Это произведение не только тронуло душу автора рецензии, но и души тех, кто в нашем редакционном коллективе, успел ознакомиться с «Просёлками». Когда заведующий отделом литературы и искусства Геннадий Никифоров вынес статью П. Хмелевского на обсуждение редколлегии, все были единодушны во мнении: печатать! И напечатали.
Не успела наша газета выйти в свет, как с утра в моём кабинете раздался телефонный звонок внутренней связи. Сердце ёкнуло. Снимаю трубку - звонок «оттуда», Рассерженный громкий голос зав, отделом агитации и пропаганды обкома партии Г.А. Рябова... Ни «здравствуй», ни «прощай»...
- Ты газеты-то читаешь?
- ???
- Ты опровержение в «Призыве» видела?
- Видела...
- А почему выводы не сделала? Или это вас не касается?
- Касается. Потому мы и решили выступить, как выступили.
- Ну вот что! Готовьте опровержение. Звони, когда оно будет готово!
Тон заведующего отделом, с которым состоялся наш короткий разговор, говорил о многом и не сулил ничего хорошего. Что делать? Как поступить?

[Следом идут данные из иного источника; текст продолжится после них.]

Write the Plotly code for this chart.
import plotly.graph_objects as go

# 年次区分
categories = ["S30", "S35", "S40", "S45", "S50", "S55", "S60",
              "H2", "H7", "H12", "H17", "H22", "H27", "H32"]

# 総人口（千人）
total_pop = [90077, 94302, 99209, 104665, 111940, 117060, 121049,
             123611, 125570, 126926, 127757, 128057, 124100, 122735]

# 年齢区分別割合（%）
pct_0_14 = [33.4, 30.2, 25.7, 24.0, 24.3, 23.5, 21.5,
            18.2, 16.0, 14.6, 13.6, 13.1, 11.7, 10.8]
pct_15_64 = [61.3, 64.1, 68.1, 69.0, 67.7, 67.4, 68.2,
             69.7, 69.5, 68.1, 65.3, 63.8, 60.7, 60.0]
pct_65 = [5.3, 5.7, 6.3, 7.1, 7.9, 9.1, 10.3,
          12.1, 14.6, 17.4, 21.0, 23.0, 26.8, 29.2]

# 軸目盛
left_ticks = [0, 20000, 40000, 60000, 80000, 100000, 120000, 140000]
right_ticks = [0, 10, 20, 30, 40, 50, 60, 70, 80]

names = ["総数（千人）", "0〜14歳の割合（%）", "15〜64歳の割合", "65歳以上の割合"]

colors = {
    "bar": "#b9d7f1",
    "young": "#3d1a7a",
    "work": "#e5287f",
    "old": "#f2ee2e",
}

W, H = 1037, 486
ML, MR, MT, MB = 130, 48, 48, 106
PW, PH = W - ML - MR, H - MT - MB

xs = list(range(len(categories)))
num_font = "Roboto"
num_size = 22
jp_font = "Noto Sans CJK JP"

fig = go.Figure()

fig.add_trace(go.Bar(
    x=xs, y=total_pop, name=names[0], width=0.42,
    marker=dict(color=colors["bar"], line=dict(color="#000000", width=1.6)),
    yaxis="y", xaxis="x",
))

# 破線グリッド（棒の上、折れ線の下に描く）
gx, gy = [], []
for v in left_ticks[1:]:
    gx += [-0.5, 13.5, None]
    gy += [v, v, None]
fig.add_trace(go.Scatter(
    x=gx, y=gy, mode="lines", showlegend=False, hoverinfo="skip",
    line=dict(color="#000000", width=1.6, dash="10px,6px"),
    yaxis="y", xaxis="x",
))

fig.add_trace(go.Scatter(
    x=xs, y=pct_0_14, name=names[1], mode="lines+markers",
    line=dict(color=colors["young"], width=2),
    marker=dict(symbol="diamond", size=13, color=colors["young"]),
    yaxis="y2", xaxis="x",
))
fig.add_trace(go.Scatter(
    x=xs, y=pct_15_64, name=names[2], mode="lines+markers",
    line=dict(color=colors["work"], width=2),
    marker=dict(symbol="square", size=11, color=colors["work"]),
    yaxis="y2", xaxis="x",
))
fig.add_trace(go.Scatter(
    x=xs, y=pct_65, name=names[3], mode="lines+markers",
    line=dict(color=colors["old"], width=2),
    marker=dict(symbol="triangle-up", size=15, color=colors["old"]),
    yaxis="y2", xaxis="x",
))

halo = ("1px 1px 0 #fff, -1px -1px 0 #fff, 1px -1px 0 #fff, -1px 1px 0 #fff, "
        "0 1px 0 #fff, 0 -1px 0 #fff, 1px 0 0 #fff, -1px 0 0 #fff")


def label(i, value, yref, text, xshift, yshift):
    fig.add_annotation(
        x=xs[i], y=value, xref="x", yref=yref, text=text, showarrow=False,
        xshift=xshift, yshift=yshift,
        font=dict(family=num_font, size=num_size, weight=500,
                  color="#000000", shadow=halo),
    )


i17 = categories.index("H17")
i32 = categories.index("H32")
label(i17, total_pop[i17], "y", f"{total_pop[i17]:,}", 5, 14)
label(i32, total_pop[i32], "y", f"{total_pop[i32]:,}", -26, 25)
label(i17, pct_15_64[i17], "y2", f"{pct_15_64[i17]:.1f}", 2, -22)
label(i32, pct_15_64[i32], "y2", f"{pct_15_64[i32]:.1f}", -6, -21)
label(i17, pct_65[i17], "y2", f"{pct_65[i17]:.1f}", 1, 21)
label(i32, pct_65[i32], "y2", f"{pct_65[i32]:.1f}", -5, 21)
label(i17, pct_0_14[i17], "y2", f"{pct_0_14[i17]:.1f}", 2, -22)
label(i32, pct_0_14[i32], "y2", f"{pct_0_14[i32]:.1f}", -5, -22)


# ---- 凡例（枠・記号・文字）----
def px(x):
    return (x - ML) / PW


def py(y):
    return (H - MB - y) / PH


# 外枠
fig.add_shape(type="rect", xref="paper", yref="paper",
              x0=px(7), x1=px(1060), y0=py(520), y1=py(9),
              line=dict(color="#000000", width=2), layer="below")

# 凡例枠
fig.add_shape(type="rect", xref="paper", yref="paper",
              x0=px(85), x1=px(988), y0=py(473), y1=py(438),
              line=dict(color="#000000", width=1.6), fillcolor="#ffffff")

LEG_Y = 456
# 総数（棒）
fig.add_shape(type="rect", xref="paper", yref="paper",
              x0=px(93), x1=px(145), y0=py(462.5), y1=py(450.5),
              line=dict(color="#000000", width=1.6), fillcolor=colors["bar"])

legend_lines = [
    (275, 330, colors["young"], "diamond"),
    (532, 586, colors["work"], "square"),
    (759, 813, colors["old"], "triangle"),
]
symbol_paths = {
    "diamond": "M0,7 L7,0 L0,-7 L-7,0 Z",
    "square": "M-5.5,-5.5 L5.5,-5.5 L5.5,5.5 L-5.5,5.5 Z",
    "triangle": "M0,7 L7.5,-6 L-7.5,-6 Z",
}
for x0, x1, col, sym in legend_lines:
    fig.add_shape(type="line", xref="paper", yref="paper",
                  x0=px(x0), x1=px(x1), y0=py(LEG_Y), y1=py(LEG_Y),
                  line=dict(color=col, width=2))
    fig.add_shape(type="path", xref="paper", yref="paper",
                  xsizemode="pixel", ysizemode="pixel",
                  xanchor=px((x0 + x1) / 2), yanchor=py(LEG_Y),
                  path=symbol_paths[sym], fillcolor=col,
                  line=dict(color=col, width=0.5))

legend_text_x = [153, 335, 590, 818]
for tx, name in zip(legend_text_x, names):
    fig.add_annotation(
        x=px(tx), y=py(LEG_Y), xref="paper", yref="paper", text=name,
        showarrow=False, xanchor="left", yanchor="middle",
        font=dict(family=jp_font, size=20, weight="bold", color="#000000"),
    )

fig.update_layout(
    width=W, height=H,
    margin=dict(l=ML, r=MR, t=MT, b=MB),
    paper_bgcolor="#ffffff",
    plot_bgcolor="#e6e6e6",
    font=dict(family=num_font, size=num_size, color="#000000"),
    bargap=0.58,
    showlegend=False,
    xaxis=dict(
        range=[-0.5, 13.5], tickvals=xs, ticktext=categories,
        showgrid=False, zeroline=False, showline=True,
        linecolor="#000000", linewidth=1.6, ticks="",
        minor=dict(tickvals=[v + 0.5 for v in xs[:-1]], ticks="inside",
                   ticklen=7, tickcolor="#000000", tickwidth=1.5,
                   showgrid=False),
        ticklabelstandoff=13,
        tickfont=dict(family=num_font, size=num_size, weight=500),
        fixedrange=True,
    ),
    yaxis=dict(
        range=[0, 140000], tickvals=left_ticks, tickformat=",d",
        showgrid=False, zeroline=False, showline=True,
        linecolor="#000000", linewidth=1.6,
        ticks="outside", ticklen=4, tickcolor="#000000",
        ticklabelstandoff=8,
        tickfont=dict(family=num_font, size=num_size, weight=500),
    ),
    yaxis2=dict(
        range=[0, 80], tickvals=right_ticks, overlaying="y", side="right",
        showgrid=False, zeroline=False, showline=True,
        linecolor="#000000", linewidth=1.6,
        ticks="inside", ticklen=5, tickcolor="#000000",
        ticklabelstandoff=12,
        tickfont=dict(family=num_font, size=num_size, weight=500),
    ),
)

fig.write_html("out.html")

С одной стороны, «Призыв», кардинально изменивший мнение и этим как бы подавал нам пример, т. к. всегда по отношению к нашей молодёжной газете выдавал себя за «старшего брата», Что «старший» - это да, но насчёт «брата» - тут ещё надо посмотреть. «Брат» внимательно следил за нашей газеткой, никогда не упускал случая заметить наш промах, или несогласную с ним оценку чего-либо. Тут «к нашим услугам» всегда была призывская рубрика «Из последней почты», где нам давался полный и не всегда заслуженный разнос, далеко не «братский». А в данном случае так уж совсем - наша молодёжка осмелилась заявить о себе вопреки персту указующему.

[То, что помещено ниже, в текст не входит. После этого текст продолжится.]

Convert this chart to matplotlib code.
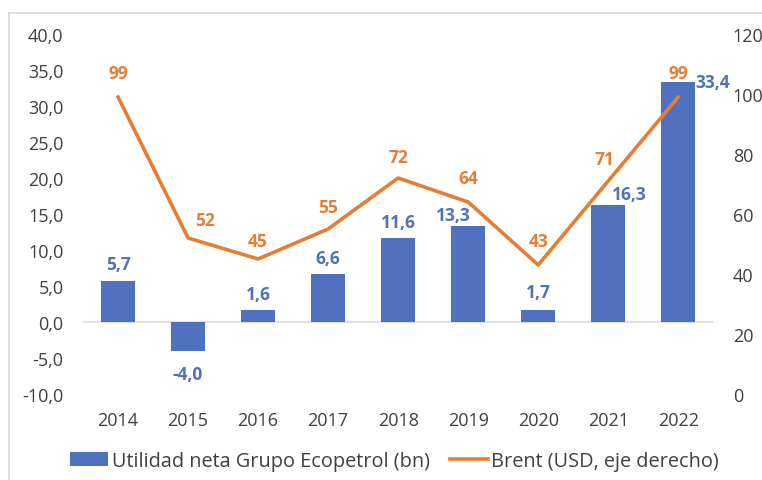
import matplotlib.pyplot as plt
from matplotlib.lines import Line2D

# data
years = ["2014", "2015", "2016", "2017", "2018", "2019", "2020", "2021", "2022"]
utilidad = [5.7, -4.0, 1.6, 6.6, 11.6, 13.3, 1.7, 16.3, 33.4]
brent = [99, 52, 45, 55, 72, 64, 43, 71, 99]
left_ticks = [-10, -5, 0, 5, 10, 15, 20, 25, 30, 35, 40]
right_ticks = [0, 20, 40, 60, 80, 100, 120]

# label nudges in points (dx, dy) -- hand placed like the original
bar_off = [(0, 12), (0, -17), (0, 12), (0, 12), (0, 12), (-11, 8), (0, 13), (15, 8), (0, 0)]
line_off = [(0, 17), (12, 13), (0, 13), (0, 16), (0, 15), (0, 17), (0, 17), (-3, 16), (0, 17)]

BLUE = "#4F71BE"
ORANGE = "#E57E34"
GREY = "#404040"

plt.rcParams['font.family'] = ['Open Sans', 'DejaVu Sans']
plt.rcParams['font.size'] = 12.5

fig = plt.figure(figsize=(7.62, 4.81), dpi=100)
ax = fig.add_axes([0.109, 0.179, 0.827, 0.748])
ax2 = ax.twinx()

x = range(len(years))
bars = ax.bar(x, utilidad, width=0.49, color=BLUE, zorder=2,
              label="Utilidad neta Grupo Ecopetrol (bn)")
ax.axhline(0, color="#D9D9D9", lw=1.2, zorder=1)
ax.set_ylim(-10, 40)
ax.set_xlim(-0.5, len(years) - 0.5)
ax.set_yticks(left_ticks)
ax.set_yticklabels([f"{v:.1f}".replace(".", ",") for v in left_ticks])
ax.set_xticks(list(x))
ax.set_xticklabels(years)

ln, = ax2.plot(x, brent, color=ORANGE, lw=2.6, zorder=3,
               label="Brent (USD, eje derecho)")
ax2.set_ylim(0, 120)
ax2.set_yticks(right_ticks)

for a in (ax, ax2):
    for s in a.spines.values():
        s.set_visible(False)
    a.tick_params(length=0, colors=GREY, labelsize=13)
ax.tick_params(axis="y", pad=14)
ax.tick_params(axis="x", pad=12)
ax2.tick_params(axis="y", pad=14)

# bar labels
for i, v in enumerate(utilidad):
    lbl = f"{v:.1f}".replace(".", ",")
    dx, dy = bar_off[i]
    if i == len(utilidad) - 1:
        ax.annotate(lbl, (i + 0.245, v), xytext=(0, 0), textcoords="offset points",
                    ha="left", va="center", color=BLUE, fontweight="bold")
    else:
        ax.annotate(lbl, (i, v), xytext=(dx, dy), textcoords="offset points",
                    ha="center", va="center", color=BLUE, fontweight="bold")

# line labels
for i, v in enumerate(brent):
    dx, dy = line_off[i]
    ax2.annotate(str(v), (i, v), xytext=(dx, dy), textcoords="offset points",
                 ha="center", va="center", color=ORANGE, fontweight="bold")

fig.legend(handles=[bars, ln], loc="center", bbox_to_anchor=(0.518, 0.04),
           ncol=2, frameon=False, handlelength=1.9, handletextpad=0.2,
           columnspacing=1.0, labelcolor=GREY, fontsize=14.3)

# light frame around the chart area
fig.add_artist(Line2D([9 / 762, 1], [1 - 14 / 481, 1 - 14 / 481], color="#D9D9D9", lw=1.2))
fig.add_artist(Line2D([9 / 762, 9 / 762], [0, 1 - 14 / 481], color="#D9D9D9", lw=1.2))

fig.savefig("out.png", dpi=100)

А с другой стороны - обком партии! Тут выводы могли быть поосновательнее. «Быть или не быть»?
Вызываю Г. Никифорова, рассказываю о событиях.
- Что будем делать?
- Оставим всё как есть...
На том и порешили. Довели о случившемся до сведения редколлегии редакции.
Тем временем, в контроль за нашим поведением подключили обкомовских инструкторов, каждый день уведомлявшихся, как идёт подготовка опровержения.
Я жила в тягостных раздумьях: подготовить и дать в газете опровержение значит выполнить указание свыше и поступить, как «Призыв». Но как быть с совестью? Ведь все - и я, и члены редколлегии были одного мнения: произведение достойно самых высоких похвал. И вдруг пойти на попятную, в одночасье изменить о нём мнение с точностью до наоборот? Нет, на это я не пойду, не пойду даже с точки зрения воспитания своего коллектива, я не могла предать веру людей в меня как руководителя.
Давление на меня сверху усиливалось, а моя вера в правоту наших действий укреплялась. А, будь, что будет! Пусть я пострадаю.
В это время во Владимире готовились к проведению пятого областного совещания-семинара местных литераторов, которое намечалось на конец января. Мне стало известно, что одним из вопросов повестки дня должно быть обсуждение произведения В. Солоухина.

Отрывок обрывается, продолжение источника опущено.